Type out all the records word for word. Any pictures are to be left out.
>> start
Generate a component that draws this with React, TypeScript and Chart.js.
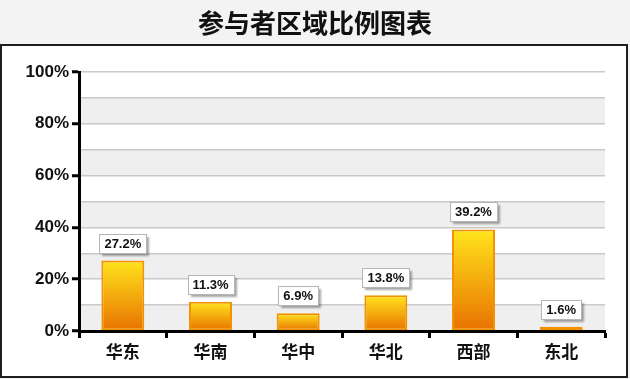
import React, { useEffect, useRef } from 'react';
import { Chart, registerables } from 'chart.js';

Chart.register(...registerables);

const titleText = '参与者区域比例图表';
const categories = ['华东', '华南', '华中', '华北', '西部', '东北'];
const shares = [27.2, 11.3, 6.9, 13.8, 39.2, 1.6];
const labeledTicks = [0, 20, 40, 60, 80, 100];
const shadedBands = [[0, 10], [20, 30], [40, 50], [60, 70], [80, 90]];

const CJK = '"Noto Sans CJK SC", "Noto Sans", sans-serif';
const LATIN = '"Liberation Sans", Arial, sans-serif';

const frame = {
  id: 'frame',
  beforeDraw(chart: any) {
    const { ctx, width, height, chartArea } = chart;
    ctx.save();
    ctx.fillStyle = '#f3f3f3';
    ctx.fillRect(0, 0, width, height);
    ctx.fillStyle = '#ffffff';
    ctx.fillRect(1, 44, 626, 333);
    ctx.strokeStyle = '#1e1e1e';
    ctx.lineWidth = 2;
    ctx.strokeRect(1, 45, 626, 332);
    ctx.fillStyle = '#111';
    ctx.font = `bold 26px ${CJK}`;
    ctx.textAlign = 'center';
    ctx.textBaseline = 'middle';
    ctx.fillText(titleText, width / 2, 23);
    const ys = chart.scales.y;
    ctx.fillStyle = '#efefef';
    shadedBands.forEach(([a, b]) => {
      const top = ys.getPixelForValue(b);
      const bottom = ys.getPixelForValue(a);
      ctx.fillRect(chartArea.left, top, chartArea.right - chartArea.left, bottom - top);
    });
    ctx.restore();
  },
};

const valueLabels = {
  id: 'valueLabels',
  afterDatasetsDraw(chart: any) {
    const { ctx } = chart;
    const meta = chart.getDatasetMeta(0);
    ctx.save();
    ctx.font = `bold 13px ${LATIN}`;
    ctx.textAlign = 'center';
    ctx.textBaseline = 'middle';
    meta.data.forEach((bar: any, i: number) => {
      const text = shares[i].toFixed(1) + '%';
      const tw = ctx.measureText(text).width;
      const w = Math.round(tw + 10);
      const h = 19;
      const x = Math.round(bar.x - w / 2) + 0.5;
      const y = Math.round(bar.y - 8 - h) + 0.5;
      ctx.save();
      ctx.shadowColor = 'rgba(0,0,0,0.35)';
      ctx.shadowBlur = 2;
      ctx.shadowOffsetX = 2;
      ctx.shadowOffsetY = 2;
      ctx.fillStyle = '#ffffff';
      ctx.fillRect(x, y, w, h);
      ctx.restore();
      ctx.strokeStyle = '#b5b5b5';
      ctx.lineWidth = 1;
      ctx.strokeRect(x, y, w, h);
      ctx.fillStyle = '#111';
      ctx.fillText(text, bar.x, y + h / 2 + 0.5);
    });
    ctx.restore();
  },
};

export default function App() {
  const ref = useRef<HTMLCanvasElement>(null);
  useEffect(() => {
    if (!ref.current) return;
    const chart = new Chart(ref.current, {
      type: 'bar',
      data: {
        labels: categories,
        datasets: [
          {
            data: shares,
            backgroundColor: (c: any) => {
              if (c.type !== 'data' || !c.chart.chartArea) return '#f5b000';
              const ys = c.chart.scales.y;
              const top = ys.getPixelForValue(c.raw);
              const bottom = ys.getPixelForValue(0);
              const g = c.chart.ctx.createLinearGradient(0, top, 0, bottom);
              g.addColorStop(0, '#ffe41c');
              g.addColorStop(1, '#e87200');
              return g;
            },
            borderColor: '#f29200',
            borderWidth: 2,
            borderSkipped: false,
            barPercentage: 0.49,
            categoryPercentage: 1,
          },
        ],
      },
      options: {
        animation: false,
        responsive: false,
        maintainAspectRatio: false,
        devicePixelRatio: 1,
        layout: { padding: { top: 72, right: 25, bottom: 0, left: 0 } },
        plugins: {
          legend: { display: false },
          title: { display: false },
          tooltip: { enabled: false },
        },
        scales: {
          x: {
            afterFit: (s: any) => {
              s.height = 48;
            },
            grid: {
              display: true,
              drawOnChartArea: false,
              drawTicks: true,
              tickLength: 7,
              tickColor: '#000',
              tickWidth: 3,
              offset: true,
            },
            border: { display: true, color: '#000', width: 3 },
            ticks: {
              color: '#111',
              padding: 3,
              font: { family: CJK, size: 17, weight: 'bold' },
            },
          },
          y: {
            min: 0,
            max: 100,
            afterFit: (s: any) => {
              s.width = 79;
            },
            ticks: {
              stepSize: 10,
              autoSkip: false,
              color: '#111',
              padding: 3,
              font: { family: LATIN, size: 17, weight: 'bold' },
              callback: (v: any) => (labeledTicks.includes(Number(v)) ? v + '%' : ''),
            },
            grid: {
              color: '#c9c9c9',
              lineWidth: 1.5,
              tickLength: 7,
              tickWidth: 3,
              tickColor: (c: any) =>
                c.tick && labeledTicks.includes(c.tick.value) ? '#000' : 'rgba(0,0,0,0)',
            },
            border: { display: true, color: '#000', width: 3 },
          },
        },
      },
      plugins: [frame, valueLabels],
    });
    return () => chart.destroy();
  }, []);
  return (
    <div style={{ position: 'fixed', left: 0, top: 0, width: 630, height: 379 }}>
      <canvas ref={ref} width={630} height={379} style={{ display: 'block' }} />
    </div>
  );
}
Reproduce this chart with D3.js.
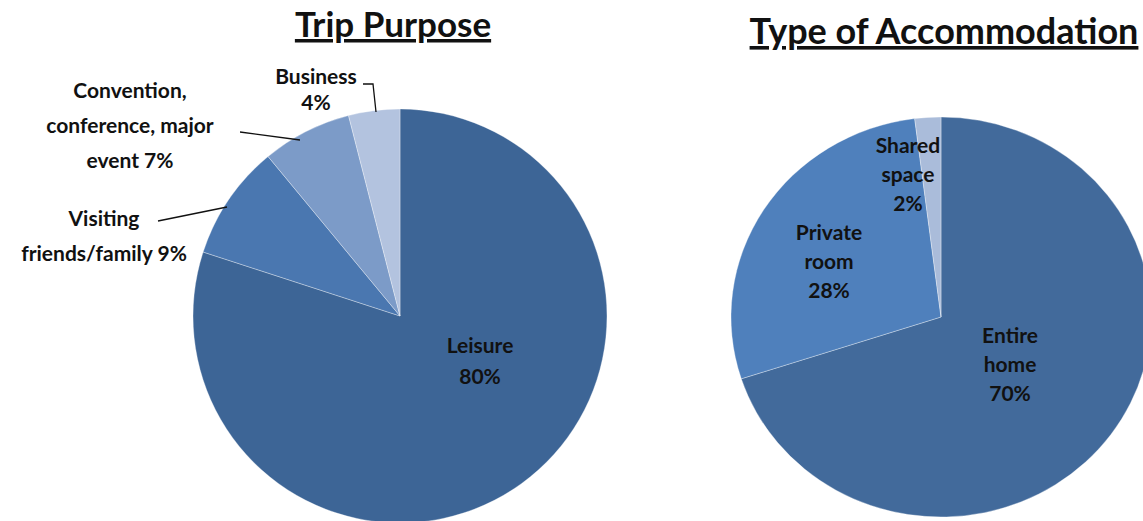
>> end
## [ANSWER]
Generate a component that draws this with React, TypeScript and Chart.js.
import React, { useEffect, useRef } from 'react';
import { Chart, registerables } from 'chart.js';

Chart.register(...registerables);

const titleText = '参与者区域比例图表';
const categories = ['华东', '华南', '华中', '华北', '西部', '东北'];
const shares = [27.2, 11.3, 6.9, 13.8, 39.2, 1.6];
const labeledTicks = [0, 20, 40, 60, 80, 100];
const shadedBands = [[0, 10], [20, 30], [40, 50], [60, 70], [80, 90]];

const CJK = '"Noto Sans CJK SC", "Noto Sans", sans-serif';
const LATIN = '"Liberation Sans", Arial, sans-serif';

const frame = {
  id: 'frame',
  beforeDraw(chart: any) {
    const { ctx, width, height, chartArea } = chart;
    ctx.save();
    ctx.fillStyle = '#f3f3f3';
    ctx.fillRect(0, 0, width, height);
    ctx.fillStyle = '#ffffff';
    ctx.fillRect(1, 44, 626, 333);
    ctx.strokeStyle = '#1e1e1e';
    ctx.lineWidth = 2;
    ctx.strokeRect(1, 45, 626, 332);
    ctx.fillStyle = '#111';
    ctx.font = `bold 26px ${CJK}`;
    ctx.textAlign = 'center';
    ctx.textBaseline = 'middle';
    ctx.fillText(titleText, width / 2, 23);
    const ys = chart.scales.y;
    ctx.fillStyle = '#efefef';
    shadedBands.forEach(([a, b]) => {
      const top = ys.getPixelForValue(b);
      const bottom = ys.getPixelForValue(a);
      ctx.fillRect(chartArea.left, top, chartArea.right - chartArea.left, bottom - top);
    });
    ctx.restore();
  },
};

const valueLabels = {
  id: 'valueLabels',
  afterDatasetsDraw(chart: any) {
    const { ctx } = chart;
    const meta = chart.getDatasetMeta(0);
    ctx.save();
    ctx.font = `bold 13px ${LATIN}`;
    ctx.textAlign = 'center';
    ctx.textBaseline = 'middle';
    meta.data.forEach((bar: any, i: number) => {
      const text = shares[i].toFixed(1) + '%';
      const tw = ctx.measureText(text).width;
      const w = Math.round(tw + 10);
      const h = 19;
      const x = Math.round(bar.x - w / 2) + 0.5;
      const y = Math.round(bar.y - 8 - h) + 0.5;
      ctx.save();
      ctx.shadowColor = 'rgba(0,0,0,0.35)';
      ctx.shadowBlur = 2;
      ctx.shadowOffsetX = 2;
      ctx.shadowOffsetY = 2;
      ctx.fillStyle = '#ffffff';
      ctx.fillRect(x, y, w, h);
      ctx.restore();
      ctx.strokeStyle = '#b5b5b5';
      ctx.lineWidth = 1;
      ctx.strokeRect(x, y, w, h);
      ctx.fillStyle = '#111';
      ctx.fillText(text, bar.x, y + h / 2 + 0.5);
    });
    ctx.restore();
  },
};

export default function App() {
  const ref = useRef<HTMLCanvasElement>(null);
  useEffect(() => {
    if (!ref.current) return;
    const chart = new Chart(ref.current, {
      type: 'bar',
      data: {
        labels: categories,
        datasets: [
          {
            data: shares,
            backgroundColor: (c: any) => {
              if (c.type !== 'data' || !c.chart.chartArea) return '#f5b000';
              const ys = c.chart.scales.y;
              const top = ys.getPixelForValue(c.raw);
              const bottom = ys.getPixelForValue(0);
              const g = c.chart.ctx.createLinearGradient(0, top, 0, bottom);
              g.addColorStop(0, '#ffe41c');
              g.addColorStop(1, '#e87200');
              return g;
            },
            borderColor: '#f29200',
            borderWidth: 2,
            borderSkipped: false,
            barPercentage: 0.49,
            categoryPercentage: 1,
          },
        ],
      },
      options: {
        animation: false,
        responsive: false,
        maintainAspectRatio: false,
        devicePixelRatio: 1,
        layout: { padding: { top: 72, right: 25, bottom: 0, left: 0 } },
        plugins: {
          legend: { display: false },
          title: { display: false },
          tooltip: { enabled: false },
        },
        scales: {
          x: {
            afterFit: (s: any) => {
              s.height = 48;
            },
            grid: {
              display: true,
              drawOnChartArea: false,
              drawTicks: true,
              tickLength: 7,
              tickColor: '#000',
              tickWidth: 3,
              offset: true,
            },
            border: { display: true, color: '#000', width: 3 },
            ticks: {
              color: '#111',
              padding: 3,
              font: { family: CJK, size: 17, weight: 'bold' },
            },
          },
          y: {
            min: 0,
            max: 100,
            afterFit: (s: any) => {
              s.width = 79;
            },
            ticks: {
              stepSize: 10,
              autoSkip: false,
              color: '#111',
              padding: 3,
              font: { family: LATIN, size: 17, weight: 'bold' },
              callback: (v: any) => (labeledTicks.includes(Number(v)) ? v + '%' : ''),
            },
            grid: {
              color: '#c9c9c9',
              lineWidth: 1.5,
              tickLength: 7,
              tickWidth: 3,
              tickColor: (c: any) =>
                c.tick && labeledTicks.includes(c.tick.value) ? '#000' : 'rgba(0,0,0,0)',
            },
            border: { display: true, color: '#000', width: 3 },
          },
        },
      },
      plugins: [frame, valueLabels],
    });
    return () => chart.destroy();
  }, []);
  return (
    <div style={{ position: 'fixed', left: 0, top: 0, width: 630, height: 379 }}>
      <canvas ref={ref} width={630} height={379} style={{ display: 'block' }} />
    </div>
  );
}
Reproduce this chart with D3.js.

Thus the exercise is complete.